Doughnuts or Broccoli?: Why Dieters Fail and How to Succeed

Brain research explains why we choose tasty unhealthy snacks over healthy foods.

Posted Jul 17, 2019

The prevalence of obesity among U.S. adults and children is alarming, particularly because obesity increases the risk for debilitating diseases. According to the CDC, the prevalence among adults was 39.8%, 20.6% in adolescents, and 18.4% in school-aged children. Paradoxically, the U.S. weight loss market is worth $66 billion. Something does not add up. Why is it so hard to eat healthy? Why is relapse to our old unhealthy diets the norm and not the exception? Just like other choices in life, choosing a doughnut over broccoli has to do with how the brain generally makes decisions. Certainly, self-control is imperative for healthy eating and for general optimal decision making.

Two brain areas are relevant to goal-directed decisions and cognitive control, the ventromedial prefrontal cortex (vmPFC) and the dorsolateral prefrontal cortex (DLPFC), respectively. These regions seem to be involved when we choose between an alternative with higher value and a more tempting but inferior option, such as between fruit and your favorite ice cream. Dr. Hare and colleagues at the California Institute of Technology in Pasadena studied a group of dieters to examine the neuroscience of such choices. Participants had to make real decisions about what foods to eat while in a functional neuroimaging scanner (fMRI).

There were three phases: In the first two phases, dieters rated 50 different foods for taste and health separately. In the third phase, the subjects were asked to choose between foods and items that they had rated as neutral in both health and taste. They also rated how confident they were in their decision (strong no, no, neutral, yes, or strong yes). Of course, dieters should be concerned with the healthiness of the food and not just taste. Then, the participants were classified as self-controllers (SC) or non-self-controllers (NSC) on the basis of their food choices. As expected, SCs made food choices based on both healthiness and taste and rejecting most liked but unhealthy foods. NSCs made decisions on the basis of taste alone.

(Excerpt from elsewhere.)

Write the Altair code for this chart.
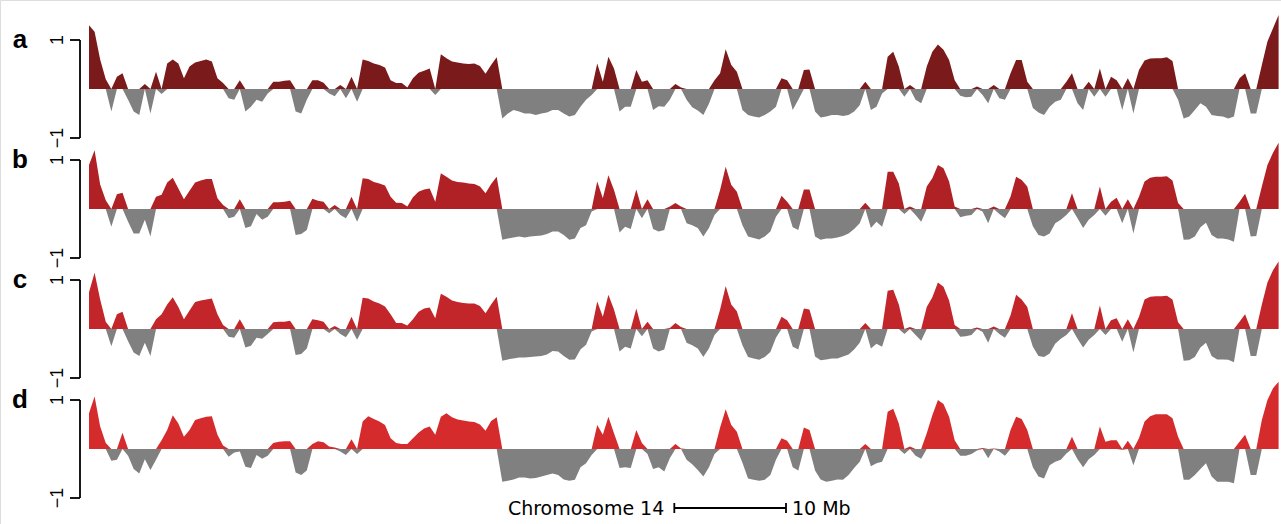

The results suggest that vmPFC computes the value of the food choice regardless of whether it is a doughnut or a vegetable. But this region does not have the final say. So, you might know that the doughnut will taste better than broccoli, but you still select broccoli. Another nearby region supervises the vmPFC. The DLPFC plays a crucial role in the self-control necessary for selecting the less tasty but healthier food option. In this study, activity in DLPFC increased when participants selected healthy as opposed to unhealthy and tasty. There were differences in the brains of SC and NSC groups in trials in which liked-but-unhealthy foods were avoided. The more the vmPFC placed a high value on the tasty food, the less activation in the DLPFC, leading to successfully rejecting the unhealthy tempting food.

The question we are all thinking is how can we have brains like the self-control group? How can we foster healthy connections between vmPFC (this will taste so yummy) and DLPFC (this is unhealthy)? We need more research on individuals who exercise high control in societies where unhealthy tasty food is available in abundance and cheap. What can you do now? DLPFC is implicated in general intelligence, cognitive control, and emotional regulation. Thus, it is not surprising that activity in this region would also be associated with better food choices. So anything you do to increase your general intelligence and emotional regulation should also impact better food choices. These skills would also endow you with more self-control in situations where you have to make a choice between a tempting unhealthy and a less tasty healthy option. This is applicable beyond food choices: drug addiction, saving vs. spending, bullying vs. siding with the victim . . . the applications are endless.